Regulatory role of ATP at developing neuromuscular junctions

Abstract

Neuronal factors co-released with neurotransmitters may play an important role in synaptic development and function. Extracellular application of adenosine 5'-triphosphate (ATP), a substance co-stored and co-released with acetylcholine (ACh) in peripheral nervous systems, potentiated the spontaneous secretion of ACh at developing neuromuscular synapses in Xenopus 1-day-old cell cultures, as shown by a marked increase in the frequency of spontaneous synaptic currents recorded in the post-synaptic muscle cell. ATP also increased the frequency of miniature endplate potentials in the isolated tails of 2-week-old Xenopus tadpoles, with much smaller effect than that observed in cell cultures.
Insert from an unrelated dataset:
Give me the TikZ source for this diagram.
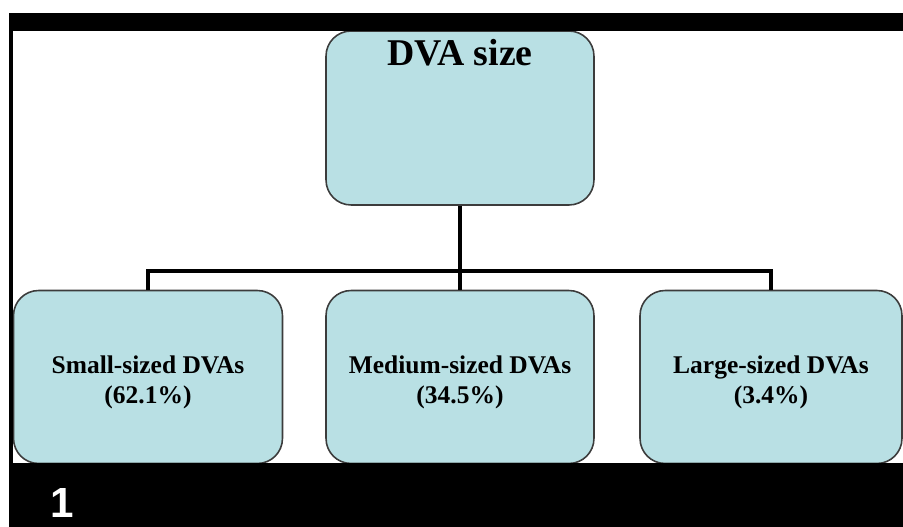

The potentiation effect of ATP on ACh release in Xenopus cell cultures was inhibited by L-type Ca2+ channel blockers, suggesting that the L-type Ca2+ channel is responsible for the positive regulation of spontaneous ACh secretion by ATP at the developing neuromuscular synapses. The frequency of spontaneous synaptic events was found to vary greatly from cell to cell in the culture, over two orders of magnitude. Synapses with high frequency events are probably under the influence of endogenously released ATP. In addition, ATP was shown to potentiate the responses of isolated myocytes to iontophoretically-applied ACh. Local application of ATP to one region of the elongated myocyte surface resulted in potentiated ACh responses only at the ATP-treated region. Single channel recording showed that ATP specifically increased the open time and opening frequency of embryonic-type, low conductance ACh channels. Pharmacological experiments suggest that ATP exerted both its pre- and post-synaptic effects by binding to P2-purinoceptors and activating protein kinase C. Moreover, the potentiation effects of ATP were restricted to the early stages of embryos. Taken together, these results suggest that ATP co-released with ACh or released from stimulated myocytes may promote synaptic development by potentiating pre-synaptic ACh release and post-synaptic ACh channel activity during the early phase of synaptogenesis.